Some say it’s to quell conspiracy theories that claim the gangster isn’t in the grave that bears his name. Hmmm. If not, then who is?
Others believe, since the History Channel is covering the event, that the whole thing is a media stunt. If so, it’s working. People are talking.
Dillinger’s nephew gave permission to exhume. Maybe he secretly hopes they’ll uncover some of the loot. Who knows?
What I do know is that the plan is to dig up and rebury on the same day—Sept. 16. Getting through all that concrete and scrap metal in a day will take more than shovels.

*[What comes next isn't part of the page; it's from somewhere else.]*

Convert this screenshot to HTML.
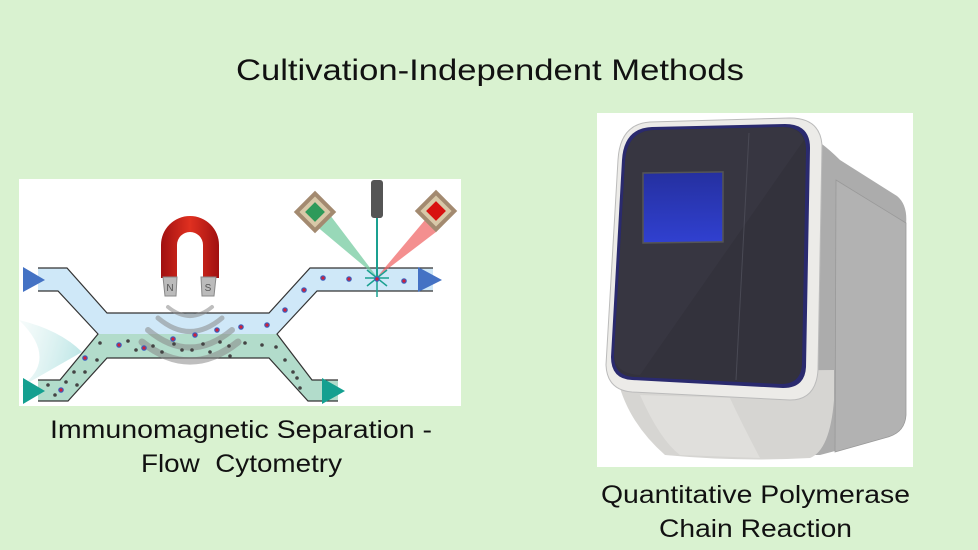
<!DOCTYPE html>
<html><head><meta charset="utf-8"><style>
html,body{margin:0;padding:0;}
body{width:978px;height:550px;background:#d9f2d0;overflow:hidden;font-family:"Liberation Sans",sans-serif;}
svg{display:block}
</style></head><body>
<svg width="978" height="550" viewBox="0 0 978 550" xmlns="http://www.w3.org/2000/svg">
<defs>
<linearGradient id="jet" x1="0" y1="0" x2="1" y2="0.3"><stop offset="0" stop-color="#b9e3e0" stop-opacity="0.2"/><stop offset="1" stop-color="#7fcfcf" stop-opacity="0.8"/></linearGradient>
<linearGradient id="mag" x1="0" y1="0" x2="1" y2="0"><stop offset="0" stop-color="#a01010"/><stop offset="0.5" stop-color="#e03020"/><stop offset="1" stop-color="#a01010"/></linearGradient>
<linearGradient id="scr" x1="0" y1="0" x2="0" y2="1"><stop offset="0" stop-color="#2530a0"/><stop offset="1" stop-color="#3040d0"/></linearGradient>
</defs>
<text x="236" y="80" font-size="30" textLength="508" lengthAdjust="spacingAndGlyphs" fill="#111">Cultivation-Independent Methods</text>

<!-- left image -->
<rect x="19" y="179" width="442" height="227" fill="#fff"/>
<path d="M19,388 Q60,360 19,320 Q60,330 82,352 Z" fill="url(#jet)" opacity="0.6"/>
<path d="M38,268 L67,268 L107,313 L269,313 L310,268 L433,268 L433,291 L317,291 L277,334 L98,334 L58,291 L38,291 Z" fill="#cfe8f8"/>
<path d="M98,334 L277,334 L312,380 L338,380 L338,401 L308,401 L269,358 L107,358 L68,401 L38,401 L38,380 L60,380 Z" fill="#b2dccb"/>
<g fill="none" stroke="#333" stroke-width="1.2">
<path d="M38,268 L67,268 L107,313 L269,313 L310,268 L433,268"/>
<path d="M38,291 L58,291 L98,334 L60,380 L38,380"/>
<path d="M433,291 L317,291 L277,334 L312,380 L338,380"/>
<path d="M38,401 L68,401 L107,358 L269,358 L308,401 L338,401"/>
</g>
<polygon points="23,267 23,292 45,280" fill="#4472c4"/>
<polygon points="418,267 418,292 442,280" fill="#4472c4"/>
<polygon points="23,378 23,404 45,391" fill="#14a090"/>
<polygon points="322,378 322,404 345,391" fill="#14a090"/>
<g fill="none" stroke="#888" stroke-opacity="0.55" stroke-linecap="round">
<path d="M168,307 Q190,325 212,307" stroke-width="4"/>
<path d="M158,318 Q190,345 222,318" stroke-width="5"/>
<path d="M148,330 Q190,365 232,330" stroke-width="6"/>
<path d="M142,342 Q190,380 238,342" stroke-width="7"/>
</g>
<path d="M161,278 L161,245 A29,29 0 0 1 219,245 L219,278 L203,278 L203,245 A13,13 0 0 0 177,245 L177,278 Z" fill="url(#mag)"/>
<path d="M163,277 L177,277 L176,296 L165,296 Z" fill="#bbb" stroke="#888"/>
<path d="M201,277 L216,277 L214,296 L202,296 Z" fill="#bbb" stroke="#888"/>
<text x="170" y="291" font-size="10" text-anchor="middle" fill="#555">N</text>
<text x="208" y="291" font-size="10" text-anchor="middle" fill="#555">S</text>
<polygon points="315,225 330,215 377,277" fill="#6cc79a" opacity="0.7"/>
<polygon points="425,220 436,232 377,277" fill="#f06060" opacity="0.7"/>
<line x1="377" y1="218" x2="377" y2="277" stroke="#1aa090" stroke-width="2"/>
<rect x="371" y="180" width="12" height="38" rx="3" fill="#555"/>
<g transform="translate(315,212) rotate(45)"><rect x="-15" y="-15" width="30" height="30" fill="#a38a70"/><rect x="-11" y="-11" width="22" height="22" fill="#d8c8a8"/><rect x="-7" y="-7" width="14" height="14" fill="#2e9a5a"/></g>
<g transform="translate(436,211) rotate(45)"><rect x="-15" y="-15" width="30" height="30" fill="#a38a70"/><rect x="-11" y="-11" width="22" height="22" fill="#d8c8a8"/><rect x="-7" y="-7" width="14" height="14" fill="#d81010"/></g>
<g stroke="#1aa090" stroke-width="1.5"><line x1="367" y1="270" x2="387" y2="286"/><line x1="367" y1="286" x2="387" y2="270"/><line x1="377" y1="266" x2="377" y2="297"/><line x1="365" y1="278" x2="389" y2="278"/></g>
<g fill="#444">
<circle cx="100" cy="343" r="1.8"/><circle cx="128" cy="341" r="1.8"/><circle cx="136" cy="350" r="1.8"/><circle cx="153" cy="346" r="1.8"/><circle cx="162" cy="352" r="1.8"/><circle cx="174" cy="344" r="1.8"/><circle cx="182" cy="350" r="1.8"/><circle cx="192" cy="350" r="1.8"/><circle cx="203" cy="344" r="1.8"/><circle cx="210" cy="352" r="1.8"/><circle cx="220" cy="342" r="1.8"/><circle cx="229" cy="346" r="1.8"/><circle cx="245" cy="343" r="1.8"/><circle cx="262" cy="345" r="1.8"/><circle cx="276" cy="347" r="1.8"/><circle cx="97" cy="360" r="1.8"/><circle cx="74" cy="372" r="1.8"/><circle cx="85" cy="372" r="1.8"/><circle cx="66" cy="382" r="1.8"/><circle cx="77" cy="385" r="1.8"/><circle cx="48" cy="385" r="1.8"/><circle cx="55" cy="395" r="1.8"/><circle cx="285" cy="360" r="1.8"/><circle cx="293" cy="372" r="1.8"/><circle cx="297" cy="378" r="1.8"/><circle cx="300" cy="388" r="1.8"/><circle cx="230" cy="356" r="1.8"/>
</g>
<g fill="#d0203a" stroke="#3a60c0" stroke-width="1.2">
<circle cx="85" cy="358" r="2.2"/><circle cx="61" cy="390" r="2.2"/><circle cx="119" cy="345" r="2.2"/><circle cx="144" cy="348" r="2.2"/><circle cx="173" cy="339" r="2.2"/><circle cx="195" cy="335" r="2.2"/><circle cx="217" cy="330" r="2.2"/><circle cx="241" cy="327" r="2.2"/><circle cx="267" cy="325" r="2.2"/><circle cx="285" cy="310" r="2.2"/><circle cx="304" cy="290" r="2.2"/><circle cx="323" cy="278" r="2.2"/><circle cx="349" cy="279" r="2.2"/><circle cx="377" cy="279" r="2.2"/><circle cx="404" cy="281" r="2.2"/>
</g>
<text x="50" y="438" font-size="25" textLength="382" lengthAdjust="spacingAndGlyphs" fill="#111">Immunomagnetic Separation -</text>
<text x="141" y="472" font-size="25" textLength="201" lengthAdjust="spacingAndGlyphs" fill="#111" xml:space="preserve">Flow  Cytometry</text>

<!-- right image -->
<rect x="597" y="113" width="316" height="354" fill="#fff"/>
<path d="M800,130 Q820,140 840,160 L897,196 Q908,205 906,225 L906,415 Q905,432 888,437 L820,455 L800,455 Z" fill="#acacac"/>
<path d="M836,180 L906,223 L906,415 Q905,432 888,437 L835,452 Z" fill="#b2b2b2" stroke="#999" stroke-width="0.8"/>
<path d="M616,372 Q625,420 665,455 Q740,462 810,458 Q830,450 834,400 L834,370 Z" fill="#d6d5d2"/>
<path d="M640,395 Q660,440 680,455 L760,458 Q740,420 730,398 Z" fill="#e0dfdc"/>
<path d="M650,122 L790,118 Q820,118 822,145 L818,370 Q816,400 790,400 L632,392 Q607,390 606,365 L618,160 Q620,124 650,122 Z" fill="#ecebe8" stroke="#bbb" stroke-width="1"/>
<path d="M652,127 L785,124 Q810,124 810,148 L806,367 Q805,388 783,388 L632,380 Q611,379 611,357 L622,160 Q624,128 652,127 Z" fill="#2a2a6e"/>
<path d="M654,130 L783,127 Q806,127 806,150 L802,364 Q801,384 781,384 L634,377 Q614,376 614,356 L625,162 Q627,131 654,130 Z" fill="#33323c"/>
<path d="M614,356 L625,162 Q627,131 654,130 L783,127 Q800,128 804,140 L640,375 Q616,374 614,356 Z" fill="#393843" opacity="0.7"/>
<line x1="749" y1="133" x2="736" y2="380" stroke="#4a4a55" stroke-width="1"/>
<rect x="643" y="182" width="80" height="70" fill="url(#scr)" stroke="#555" stroke-width="1.5" transform="skewY(-0.8)"/>
<text x="601" y="503" font-size="25" textLength="309" lengthAdjust="spacingAndGlyphs" fill="#111">Quantitative Polymerase</text>
<text x="659" y="537" font-size="25" textLength="193" lengthAdjust="spacingAndGlyphs" fill="#111">Chain Reaction</text>
</svg>
</body></html>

Dillinger’s father designed the concrete tomb to safeguard his son’s body. After all, at the scene of Dillinger’s death, it was reported that people rushed to dip newspapers, skirts, and hankies in his pool of blood for keepsakes. To add to the frenzy, the family had numerous monetary offers to “rent” out John’s body for exhibits.
Just when you think you’ve heard maximum crazy, the world gets crazier.
When one considers that Dillinger spent most of his adult life in prison—he died at age 31—the mayhem he caused is almost unbelievable. But historians say it’s so, and so it is. John Dillinger was a name known across America, and his bones are keeping his legend alive.